Clearly, some overly keen fans of political campaigning need to get out more.
Nasty was former Prime Minister-for-132-days Kim Campbell’s mean mock of Jean Chretien’s Bell’s Palsy-distorted facial expressions in the run-up to the 1993 federal election. Nasty are the wholly disreputable claims some Tea Party activists south of the border are making about U.S. President Barack Obama’s citizenship.
But depicting Premier Shawn Graham, on some website, as a golden-haired Pollyanna, spouting platitudes about the bright side of life? Photo-shopping an image of Progressive Conservative Leader David Alward, stuffing his mouth with French fries to convey contempt for his 2008 decision to support pension increases for MLAs?
Dumb, infantile and embarrassing they are indeed. But nasty? I’ve provoked more character-assassinating exchanges with members of the general public just by walking my son-in-law’s dog around north-end Halifax.
Still, as much as I loathe the brutal nature of American-style politics, the irresponsible and truly injurious practice of ad-hominem verbal assaults, there is something weirdly disturbing about the fact that our leaders seem unable to distinguish between the monumental and the merely juvenile in their political attacks. It suggests, at some level, that those who seek our votes with lame-brained taunts and teases are either dismissive of, or blind to, the important issues that frame our future.

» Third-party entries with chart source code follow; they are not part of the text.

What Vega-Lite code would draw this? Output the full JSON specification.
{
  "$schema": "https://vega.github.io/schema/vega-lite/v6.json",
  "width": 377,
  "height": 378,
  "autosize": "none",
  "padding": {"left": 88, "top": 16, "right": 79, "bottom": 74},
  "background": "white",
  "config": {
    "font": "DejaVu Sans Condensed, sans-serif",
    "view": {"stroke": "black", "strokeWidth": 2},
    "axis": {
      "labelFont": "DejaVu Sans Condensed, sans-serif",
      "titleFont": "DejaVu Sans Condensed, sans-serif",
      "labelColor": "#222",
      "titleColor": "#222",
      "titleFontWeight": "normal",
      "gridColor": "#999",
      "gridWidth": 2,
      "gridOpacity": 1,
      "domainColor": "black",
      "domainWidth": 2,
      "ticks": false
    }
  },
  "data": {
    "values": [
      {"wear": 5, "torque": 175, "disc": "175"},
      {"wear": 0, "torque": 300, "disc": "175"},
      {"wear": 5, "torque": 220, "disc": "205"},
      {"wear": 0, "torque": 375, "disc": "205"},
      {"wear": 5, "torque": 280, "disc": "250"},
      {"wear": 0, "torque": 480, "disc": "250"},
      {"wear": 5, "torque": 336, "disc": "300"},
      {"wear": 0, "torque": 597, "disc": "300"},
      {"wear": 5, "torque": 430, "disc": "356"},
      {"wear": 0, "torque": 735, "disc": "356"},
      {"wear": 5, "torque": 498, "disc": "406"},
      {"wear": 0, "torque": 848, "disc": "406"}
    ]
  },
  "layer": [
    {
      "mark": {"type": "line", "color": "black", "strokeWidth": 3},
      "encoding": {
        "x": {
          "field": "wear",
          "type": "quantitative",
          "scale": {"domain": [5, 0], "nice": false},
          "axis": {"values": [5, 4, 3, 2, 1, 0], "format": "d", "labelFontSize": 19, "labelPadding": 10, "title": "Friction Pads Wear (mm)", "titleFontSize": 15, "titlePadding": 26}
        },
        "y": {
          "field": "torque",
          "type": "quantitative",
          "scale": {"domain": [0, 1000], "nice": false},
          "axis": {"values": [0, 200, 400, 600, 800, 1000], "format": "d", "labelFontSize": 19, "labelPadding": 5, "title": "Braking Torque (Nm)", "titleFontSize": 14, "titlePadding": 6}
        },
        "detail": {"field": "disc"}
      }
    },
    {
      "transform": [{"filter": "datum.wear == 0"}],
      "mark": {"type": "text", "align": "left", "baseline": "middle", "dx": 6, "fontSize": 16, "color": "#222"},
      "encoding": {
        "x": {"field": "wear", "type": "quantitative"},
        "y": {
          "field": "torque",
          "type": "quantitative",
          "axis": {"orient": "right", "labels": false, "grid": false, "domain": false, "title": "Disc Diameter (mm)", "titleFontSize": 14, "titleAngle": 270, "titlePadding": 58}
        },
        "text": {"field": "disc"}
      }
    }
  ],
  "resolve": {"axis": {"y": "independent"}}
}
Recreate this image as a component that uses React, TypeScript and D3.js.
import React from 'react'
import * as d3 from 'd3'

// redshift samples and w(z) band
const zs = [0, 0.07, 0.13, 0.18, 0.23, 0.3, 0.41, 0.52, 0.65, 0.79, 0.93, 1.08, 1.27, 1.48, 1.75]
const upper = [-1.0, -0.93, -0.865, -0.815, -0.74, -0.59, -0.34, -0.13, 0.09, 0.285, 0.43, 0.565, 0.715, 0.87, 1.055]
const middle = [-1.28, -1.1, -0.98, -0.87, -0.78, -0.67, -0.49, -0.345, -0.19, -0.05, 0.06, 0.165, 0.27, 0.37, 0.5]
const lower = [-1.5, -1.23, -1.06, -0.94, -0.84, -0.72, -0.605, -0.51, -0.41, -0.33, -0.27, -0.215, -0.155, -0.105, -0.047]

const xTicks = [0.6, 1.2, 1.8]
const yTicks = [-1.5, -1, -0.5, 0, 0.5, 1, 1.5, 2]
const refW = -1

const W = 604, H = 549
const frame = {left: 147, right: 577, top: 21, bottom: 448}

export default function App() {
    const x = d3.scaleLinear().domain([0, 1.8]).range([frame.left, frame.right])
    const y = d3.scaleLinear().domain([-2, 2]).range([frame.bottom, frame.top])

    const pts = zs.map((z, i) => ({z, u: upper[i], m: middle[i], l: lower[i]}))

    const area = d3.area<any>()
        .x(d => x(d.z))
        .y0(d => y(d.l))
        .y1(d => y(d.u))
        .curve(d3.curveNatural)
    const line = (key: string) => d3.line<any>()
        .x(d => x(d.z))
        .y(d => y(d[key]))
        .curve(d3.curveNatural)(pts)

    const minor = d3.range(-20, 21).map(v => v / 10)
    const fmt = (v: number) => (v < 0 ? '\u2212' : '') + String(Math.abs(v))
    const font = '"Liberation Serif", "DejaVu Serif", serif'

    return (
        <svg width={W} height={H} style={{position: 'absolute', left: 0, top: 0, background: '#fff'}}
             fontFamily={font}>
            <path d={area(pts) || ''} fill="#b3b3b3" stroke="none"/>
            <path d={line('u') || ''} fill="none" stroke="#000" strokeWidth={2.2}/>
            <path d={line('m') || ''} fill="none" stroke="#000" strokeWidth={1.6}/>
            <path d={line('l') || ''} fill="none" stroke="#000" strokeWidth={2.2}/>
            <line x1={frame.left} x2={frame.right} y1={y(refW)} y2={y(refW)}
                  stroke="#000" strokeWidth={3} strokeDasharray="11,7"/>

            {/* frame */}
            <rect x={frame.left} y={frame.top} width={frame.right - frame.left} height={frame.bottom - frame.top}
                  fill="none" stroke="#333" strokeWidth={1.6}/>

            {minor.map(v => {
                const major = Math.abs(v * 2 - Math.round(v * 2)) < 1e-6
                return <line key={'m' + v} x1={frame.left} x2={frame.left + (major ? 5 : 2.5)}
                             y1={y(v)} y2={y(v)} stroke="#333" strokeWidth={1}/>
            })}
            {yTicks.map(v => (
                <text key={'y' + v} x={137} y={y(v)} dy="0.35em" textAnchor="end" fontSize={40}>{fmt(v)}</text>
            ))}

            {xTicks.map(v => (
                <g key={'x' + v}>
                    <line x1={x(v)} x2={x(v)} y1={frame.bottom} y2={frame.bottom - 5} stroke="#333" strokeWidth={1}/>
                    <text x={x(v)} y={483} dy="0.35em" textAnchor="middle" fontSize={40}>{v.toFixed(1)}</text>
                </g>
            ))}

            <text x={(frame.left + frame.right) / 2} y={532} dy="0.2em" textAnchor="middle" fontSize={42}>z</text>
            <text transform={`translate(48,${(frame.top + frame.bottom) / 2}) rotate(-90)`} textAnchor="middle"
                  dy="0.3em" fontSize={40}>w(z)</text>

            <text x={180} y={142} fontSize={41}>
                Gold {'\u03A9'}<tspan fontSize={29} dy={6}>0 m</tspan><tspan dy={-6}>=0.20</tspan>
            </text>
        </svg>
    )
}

I’m all for church suppers. I also support safe food and clean water, and I don’t know anyone who doesn’t. We, of good conscience, can debate how best to have our holy cakes and eat them too. But, honestly, is this an election issue worthy of a province with much bigger things on its mind?

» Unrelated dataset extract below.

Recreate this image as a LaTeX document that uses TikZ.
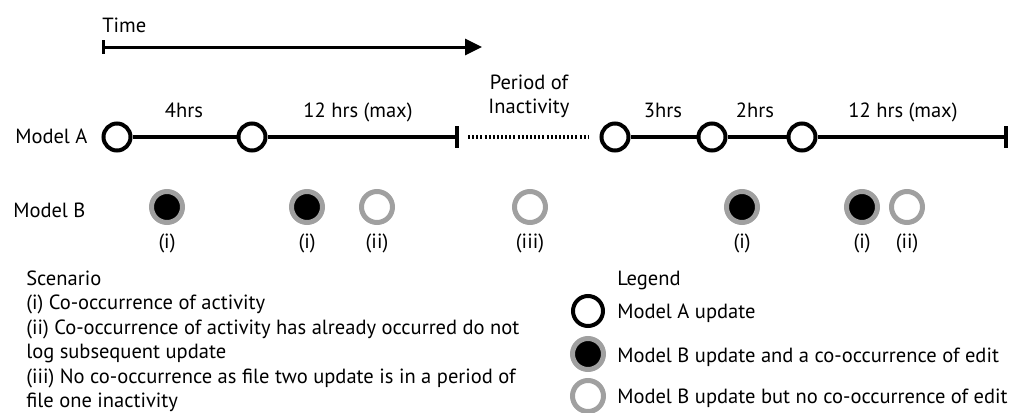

Several pundits note that New Brunswick is at a crossroads. In fact, aren’t we always? Our challenge has never been in recognizing and acknowledging our tough choices. It’s been in understanding which road leads to prosperity, and which to perdition. Which principled sacrifices and innovations pay the toll to the former? Which lazy, blinkered habits of elected office guaranty our arrival at the latter?

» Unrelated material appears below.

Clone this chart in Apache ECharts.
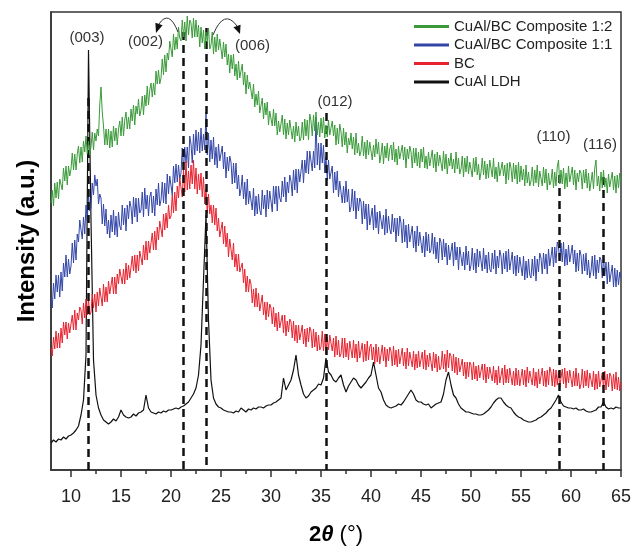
<!DOCTYPE html>
<html>
<head>
<meta charset="utf-8">
<script src="https://cdn.jsdelivr.net/npm/echarts@6/dist/echarts.min.js"></script>
<style>html,body{margin:0;padding:0;background:#fff}#chart{width:631px;height:546px}</style>
</head>
<body>
<div id="chart"></div>
<script>
// 2θ sampling grids (degrees) from 8 to 65
const twoThetaFine = Array.from({length: 457}, (_, i) => 8 + i * 0.125);
const twoThetaCoarse = Array.from({length: 229}, (_, i) => 8 + i * 0.25);

// Intensities (a.u.)
// CuAl LDH: one value per 0.25°
const cuAlLDH = [
27,30,28,31, 30,33,31,34, 35,37,40,44, 55,70,115,420, 250,110,75,62, 55,50,48,46,
48,51,49,53, 60,55,53,52, 53,56,54,57, 58,60,75,62, 58,57,56,58, 57,59,58,60,
60,61,62,61, 63,64,66,68, 72,76,82,95, 125,190,255,150, 90,72,66,63, 62,60,59,58,
58,57,59,58, 62,60,58,61, 60,62,61,63, 63,62,64,65, 65,67,68,70, 72,92,80,85,
90,100,115,95, 85,76,72,74, 78,80,82,86, 85,92,112,98, 95,90,88,92, 95,85,78,84,
88,92,90,85, 82,85,88,92, 95,108,95,82, 78,70,65,63, 62,63,64,66, 65,68,72,76,
80,76,70,68, 68,66,65,66, 62,64,66,67, 68,76,90,98, 85,75,72,66, 62,60,58,58,
57,56,56,55, 55,56,58,60, 63,67,70,72, 72,68,65,63, 62,58,55,53, 52,50,49,48,
48,49,50,52, 53,55,57,60, 62,66,70,75, 68,64,63,62, 62,61,62,60, 60,61,59,58,
58,59,60,63, 63,68,63,61, 62,61,63,62, 62
];
// BC: one value per 0.125°
const bc = [
122,114,133,121,139,122,137,122, 142,127,148,135,148,131,147,137, 139,155,140,160,140,157,150,163,
160,146,167,152,171,155,171,155, 158,176,162,176,158,178,164,182, 180,164,186,168,183,168,189,176,
177,193,176,193,176,196,186,201, 201,186,201,186,207,190,205,192, 194,214,199,215,197,215,199,219,
218,205,225,210,229,210,229,217, 218,237,220,239,220,243,230,249, 248,233,256,240,257,242,265,251,
254,275,257,278,259,284,272,292, 291,273,300,278,309,280,299,281, 305,286,310,281,302,276,296,280,
297,273,293,266,281,257,276,256, 265,247,265,245,262,239,252,233, 234,248,226,244,223,237,213,231,
229,210,227,203,216,199,216,198, 196,207,187,201,178,194,178,191, 186,167,181,163,182,163,177,159,
159,175,155,168,150,168,153,166, 162,146,163,143,157,139,158,142, 142,155,137,155,134,149,138,151,
148,132,149,129,145,127,145,130, 129,145,126,141,123,142,128,143, 139,122,141,123,138,119,135,120,
123,139,119,136,116,133,120,135, 134,119,132,113,134,115,130,113, 116,132,112,132,113,127,110,129,
128,112,130,112,126,108,129,112, 113,127,108,126,109,129,110,123, 126,110,123,106,126,108,123,106,
108,125,109,123,103,121,109,123, 119,104,124,105,120,103,121,106, 107,122,104,118,101,122,104,118,
118,103,119,100,116,102,119,103, 103,118,101,120,100,115,103,117, 115,99,118,102,116,98,114,100,
103,119,101,116,98,120,102,117, 114,99,116,97,113,95,112,98, 98,111,94,108,91,108,93,108,
105,90,108,91,104,89,105,92, 91,106,90,106,87,103,91,103, 103,89,104,87,100,85,104,87,
89,102,85,105,87,101,87,102, 100,85,99,84,102,85,100,84, 86,101,85,100,83,103,87,99,
100,85,102,84,98,82,101,86, 87,102,84,99,83,100,85,103, 98,84,101,83,100,85,99,83,
85,101,86,102,82,99,87,100, 100,83,99,84,102,84,97,81, 86,101,82,99,84,100,82,97,
97,83,99,80,96,81,99,83, 83,97,81,99,80,96,83,97, 94,79,96,81,98,80,93,79, 88
];
// CuAl/BC Composite 1:1: one value per 0.125°
const composite11 = [
172,162,187,171,195,178,195,173, 198,179,207,193,215,193,211,196, 204,227,207,230,210,236,228,250,
250,231,253,236,265,249,275,259, 262,287,275,295,284,291,266,276, 272,246,266,244,261,236,250,232,
255,238,260,235,254,233,258,244, 240,265,245,262,239,265,251,269, 263,246,273,253,272,248,272,257,
260,278,253,282,261,275,254,273, 278,257,274,254,281,265,287,264, 270,288,267,287,266,296,276,294,
294,275,304,287,306,288,305,291, 297,322,299,323,307,323,302,334, 326,307,336,315,340,319,338,317,
342,319,336,320,358,315,337,308, 330,311,333,305,323,302,326,309, 307,324,301,318,292,313,299,314,
308,286,307,287,307,281,295,274, 281,295,271,288,265,291,266,279, 281,260,282,254,274,256,276,260,
255,280,261,275,253,280,261,279, 277,258,284,266,284,259,284,272, 268,289,273,293,268,288,277,295,
289,274,300,280,301,277,301,288, 288,310,287,310,297,319,296,319, 319,299,319,302,353,305,327,300,
327,307,325,297,313,290,310,291, 290,304,277,298,280,299,273,289, 290,267,284,267,289,268,281,258,
263,281,259,279,251,272,259,272, 268,246,269,251,266,240,266,245, 246,262,240,265,242,258,236,259,
261,241,255,235,261,237,254,241, 236,256,238,252,228,252,234,254, 247,227,251,228,245,222,246,228,
227,244,222,239,218,244,224,238, 237,217,234,213,238,219,236,217, 220,237,216,233,211,228,207,232,
228,210,231,213,227,205,225,210, 210,227,204,228,210,223,200,223, 223,204,218,200,224,205,219,199,
205,222,200,217,197,221,203,219, 218,199,222,201,215,197,218,201, 198,217,201,220,196,214,202,220,
214,196,217,201,219,198,221,200, 202,218,196,214,194,215,197,213, 212,194,214,190,209,192,211,195,
192,211,194,214,189,211,198,217, 212,196,217,201,216,196,221,204, 205,223,203,223,207,228,223,209,
227,208,228,204,221,205,225,208, 206,225,206,220,198,217,199,220, 215,196,216,199,217,195,210,192,
199,214,194,215,191,210,197,213, 210,192,213,194,208,186,208,188, 189,205,183,202,183,200,185,198, 192
];
// CuAl/BC Composite 1:2: one value per 0.125°
const composite12 = [
267,280,264,287,272,288,271,291, 290,280,302,289,304,285,304,294, 301,317,300,316,300,316,324,307,
323,308,329,318,334,316,329,315, 323,338,320,337,329,341,334,365, 383,358,344,325,341,325,341,322,
339,323,344,329,342,325,341,349, 334,353,334,350,358,341,353,341, 361,349,365,345,364,356,371,354,
360,374,355,375,364,384,365,380, 387,373,387,375,399,386,400,386, 392,411,395,415,398,417,410,429,
427,413,436,420,433,421,443,432, 429,450,433,448,429,454,435,450, 447,432,452,433,450,433,445,423,
443,427,440,421,438,428,442,421, 425,438,416,433,418,436,420,431, 429,411,428,413,426,405,416,397,
415,401,416,394,406,390,409,392, 393,406,385,398,376,395,381,388, 389,371,386,363,376,365,379,357,
357,372,351,367,355,368,345,359, 360,344,361,344,357,335,349,338, 340,355,335,351,331,347,335,350,
348,331,344,328,348,334,344,329, 332,348,330,351,334,350,330,356, 349,334,355,339,358,335,348,333,
352,337,353,332,345,333,350,335, 333,349,334,345,325,342,326,346, 338,323,342,325,338,317,332,325,
337,321,333,315,337,317,327,314, 319,334,314,328,311,330,315,328, 327,310,325,313,331,316,328,307,
315,327,306,324,312,327,309,321, 325,310,328,308,321,305,324,311, 309,325,310,323,302,321,311,324,
318,302,322,307,322,304,318,302, 321,308,323,302,314,301,318,304, 305,320,302,316,298,318,304,315,
314,299,319,301,316,296,312,304, 317,301,311,297,318,301,312,296, 301,314,293,312,298,314,296,308,
310,293,312,298,313,295,306,290, 298,312,295,309,291,306,292,310, 308,293,312,291,303,288,308,294,
292,308,294,305,286,307,290,308, 302,288,307,291,305,286,308,288, 304,290,301,284,305,287,298,284,
289,303,284,300,287,305,283,299, 299,284,303,287,301,280,297,285, 289,301,282,298,284,303,310,286,
300,286,302,281,297,283,304,288, 287,303,285,300,280,297,288,300, 297,281,300,287,301,282,297,279,
288,298,281,302,310,284,294,279, 298,282,300,283,292,277,296,283, 284,298,280,294,277,295,282,297, 288
];

const seriesNames = ['CuAl/BC Composite 1:2', 'CuAl/BC Composite 1:1', 'BC', 'CuAl LDH'];
const peakPositions = [11.7, 21.2, 23.5, 35.5, 58.8, 63.2];
const peakLabels = ['(003)', '(002)', '(006)', '(012)', '(110)', '(116)'];
const xTickValues = [10, 15, 20, 25, 30, 35, 40, 45, 50, 55, 60, 65];
const xMinorTickValues = [12.5, 17.5, 22.5, 27.5, 32.5, 37.5, 42.5, 47.5, 52.5, 57.5, 62.5];

const FONT = '"Liberation Sans", Arial, sans-serif';
const pair = (grid, arr) => grid.map((x, i) => [x, arr[i]]);

// annotation layout (data coordinates)
const dashTops = [372, 438, 442, 357, 295, 293];
const labelPos = [[11.6, 432], [17.45, 428], [28.15, 424], [36.4, 368], [58.25, 333], [62.9, 325]];

const chart = echarts.init(document.getElementById('chart'), null, {renderer: 'canvas'});
const lineSeries = (name, grid, arr, color, z, w) => ({
  name, type: 'line', data: pair(grid, arr), showSymbol: false, symbol: 'none',
  lineStyle: {color, width: w}, itemStyle: {color}, z, animation: false, silent: true
});

chart.setOption({
  animation: false,
  grid: {left: 51, right: 10, top: 12, bottom: 76, outerBoundsMode: 'none', containLabel: false,
    show: true, borderColor: '#333', borderWidth: 1.5, backgroundColor: 'transparent'},
  legend: {
    orient: 'vertical', left: 409, top: 14, itemWidth: 35, itemHeight: 3, itemGap: 3.5, icon: 'rect',
    data: seriesNames,
    textStyle: {fontFamily: FONT, fontSize: 15, color: '#222'}
  },
  xAxis: [{
    type: 'value', min: 8, max: 65,
    name: '{b|2}{bi|θ}{n| (°)}', nameLocation: 'middle', nameGap: 54,
    nameTextStyle: {rich: {
      b: {fontFamily: FONT, fontSize: 22, fontWeight: 'bold', color: '#000'},
      bi: {fontFamily: FONT, fontSize: 22, fontWeight: 'bold', fontStyle: 'italic', color: '#000'},
      n: {fontFamily: FONT, fontSize: 22, color: '#000'}
    }},
    axisLine: {lineStyle: {color: '#333', width: 1.5}},
    axisTick: {show: true, length: 7, customValues: xTickValues, lineStyle: {color: '#333', width: 1.5}},
    axisLabel: {customValues: xTickValues, fontFamily: FONT, fontSize: 18, color: '#222', margin: 18},
    splitLine: {show: false}
  }, {
    type: 'value', min: 8, max: 65, position: 'bottom',
    axisLine: {show: false},
    axisTick: {show: true, length: 4, customValues: xMinorTickValues, lineStyle: {color: '#333', width: 1.5}},
    axisLabel: {show: false}, splitLine: {show: false}
  }],
  yAxis: {
    type: 'value', min: 0, max: 458,
    name: 'Intensity (a.u.)', nameLocation: 'middle', nameGap: 12,
    nameTextStyle: {fontFamily: FONT, fontSize: 24, fontWeight: 'bold', color: '#000'},
    axisLine: {show: true, lineStyle: {color: '#333', width: 1.5}},
    axisTick: {show: false}, axisLabel: {show: false}, splitLine: {show: false}
  },
  series: [
    lineSeries('CuAl LDH', twoThetaCoarse, cuAlLDH, '#111111', 2, 1.2),
    lineSeries('CuAl/BC Composite 1:1', twoThetaFine, composite11, '#3346a8', 3, 1),
    lineSeries('BC', twoThetaFine, bc, '#e8222e', 4, 1),
    lineSeries('CuAl/BC Composite 1:2', twoThetaFine, composite12, '#3a9a3a', 5, 1),
    {
      name: 'annotations', type: 'line', data: [], z: 10, silent: true, animation: false,
      markLine: {
        silent: true, symbol: ['none', 'none'], animation: false,
        lineStyle: {color: '#111', width: 2.5, type: [8, 5]},
        label: {show: false},
        data: peakPositions.map((p, i) => [{coord: [p, dashTops[i]]}, {coord: [p, 0]}])
      },
      markPoint: {
        silent: true, symbol: 'circle', symbolSize: 0, animation: false,
        label: {show: true, position: 'inside', formatter: p => p.name, fontFamily: FONT, fontSize: 15, color: '#333'},
        data: peakLabels.map((t, i) => ({name: t, coord: labelPos[i]}))
      }
    }
  ]
});

// curved arrows from the (002) and (006) dashed lines to their labels
const toPx = p => chart.convertToPixel({gridIndex: 0}, p);
const arrowSpecs = [
  {start: [20.7, 438], ctrl: [19.8, 461], end: [18.8, 446], tip: [18.5, 437]},
  {start: [24.2, 435], ctrl: [25.3, 462], end: [26.6, 444], tip: [26.9, 436]}
];
const graphics = [];
arrowSpecs.forEach(a => {
  const s = toPx(a.start), c = toPx(a.ctrl), e = toPx(a.end), t = toPx(a.tip);
  graphics.push({type: 'bezierCurve', silent: true, z: 20,
    shape: {x1: s[0], y1: s[1], cpx1: c[0], cpy1: c[1], x2: e[0], y2: e[1]},
    style: {stroke: '#333', lineWidth: 1, fill: null}});
  const dx = t[0] - e[0], dy = t[1] - e[1], len = Math.hypot(dx, dy) || 1;
  const nx = -dy / len * 3.8, ny = dx / len * 3.8;
  graphics.push({type: 'polygon', silent: true, z: 20,
    shape: {points: [[t[0], t[1]], [e[0] + nx, e[1] + ny], [e[0] - nx, e[1] - ny]]},
    style: {fill: '#111'}});
});
chart.setOption({graphic: graphics});
</script>
</body>
</html>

By now, everyone in this province with access to a newspaper or the Internet knows that an $8-billion public debt is thoroughly unsustainable. It undermines our ability to pay for an aging population’s health care, a sound and relevant educational system, poverty-busting programs, skills and language training, cultural and athletic events, municipal infrastructure, economic development, and commercial enterprise. And it is a material disincentive to foreign direct investment, immigration and international trade.
But even a grade-schooler comprehends basic arithmetic. When the minuses outnumber the pluses, you wind up with deficits. Governments, like everyone else, can perform only two rational functions to return black ink to their balance sheets: Cut spending and raise revenue. As not all spending in this province is discretionary – indeed, the single, largest line item is health care – New Brunswick is left with narrowed, even, painful options.
Though many non-essential public services must be trimmed or even slashed, particularly those that are redundant or duplicated elsewhere in the provincial bureaucracy, many essentially crucial ones must be scrutinized for the actual social and economic value they provide. How can they be made more productive and cost-effective without compromising their quality and efficacy?
And then, of course, there is the miasma of tax reform, a conversation no political party ever wants to have with anybody unless it’s discussing reductions. To be sure, across-the-board hikes on business and personal income levies are not only optically disastrous; they don’t work. They have a proven tendency to drive people and enterprises from every jurisdiction where they’re introduced. But a modest, judiciously applied, increase in consumption taxes would return tens-of-millions a year to provincial coffers.
These are the big issues this fall’s crew of political hopefuls have yet to address in their respective bids for elective legitimacy. Until they do, and with some authority and courage, it’s impossible to take any of their supercilious sideshows seriously.
Nasty?
I wish they were on matters of real substance for a change.